PRINCE2 Agile Practitioner[edit]
The PRINCE2 Agile qualification confirms the holder is able to apply the project management principles of PRINCE2 whilst combining agile concepts such as Scrum and Kanban.


Prerequisites: PRINCE2 Foundation, PRINCE2 Practitioner, PMP®, CAPM®, IPMA-D, IPMA-C, IPMA-B, or IPMA-A
Format: Objective testing, 50 questions, 60% of marks required to pass, duration 150 minutes, open book: official PRINCE2 Agile guide.
Examinations and training[edit]
Two ways:

Study using an Accredited Training Organization (ATO) online course and take exam online (ATO will book this for you).
Sit the exams at the end of a training course with an Accredited Training Organization (ATO) or Accredited Trainer
The APM Group publishes a successful candidate register which can be searched on the web.[12] The register records the details of candidates who have sat PRINCE2 examinations.

Trainers must be re-accredited every 3 years and undergo a surveillance check (either in the form of a visit by an assessor to a training course or a telephone interview which assesses their professional knowledge and training capability) every 12 months.[13]

Qualified PRINCE2 Practitioners who go on to study for the APMP qualification of the Association for Project Management (APM) are exempt from certain topics of the syllabus that are covered in the PRINCE2 Practitioner qualification.[14]

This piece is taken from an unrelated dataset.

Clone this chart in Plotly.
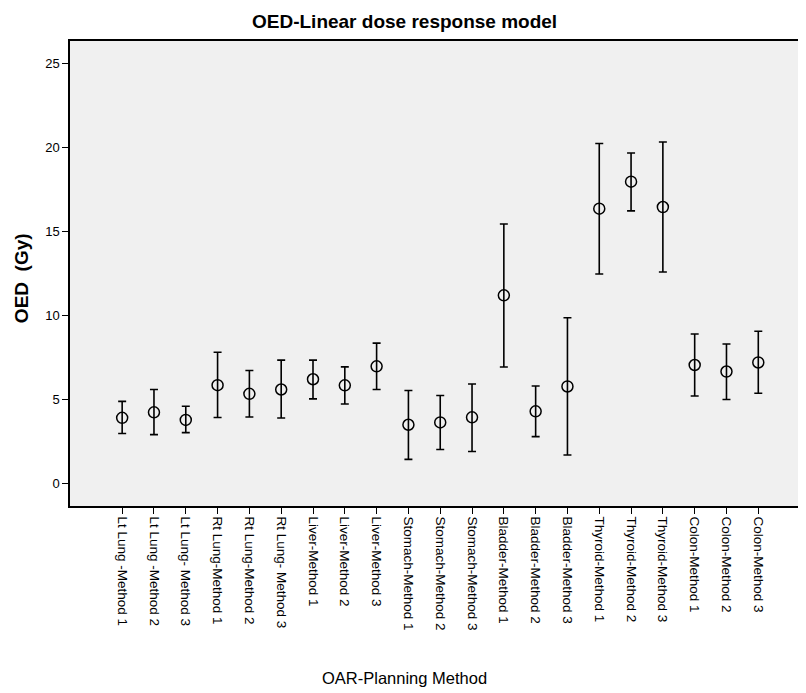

Project management is a complex discipline and it would be wrong to assume that blind application of PRINCE2 will result in a successful project. By the same token, it would be wrong to assume that every aspect of PRINCE2 will be applicable to every project. For this reason every process has a note on scalability. This provides guidance to the project manager (and others involved in the project) as to how much of the process to apply. The positive aspect of this is that PRINCE2 can be tailored to the needs of a particular project. The negative aspect is that many of the essential elements of PRINCE2 can be omitted sometimes resulting in a PINO project – Prince in Name Only. In order to counter this, APM Group have defined the concept of a PRINCE2 Maturity Model.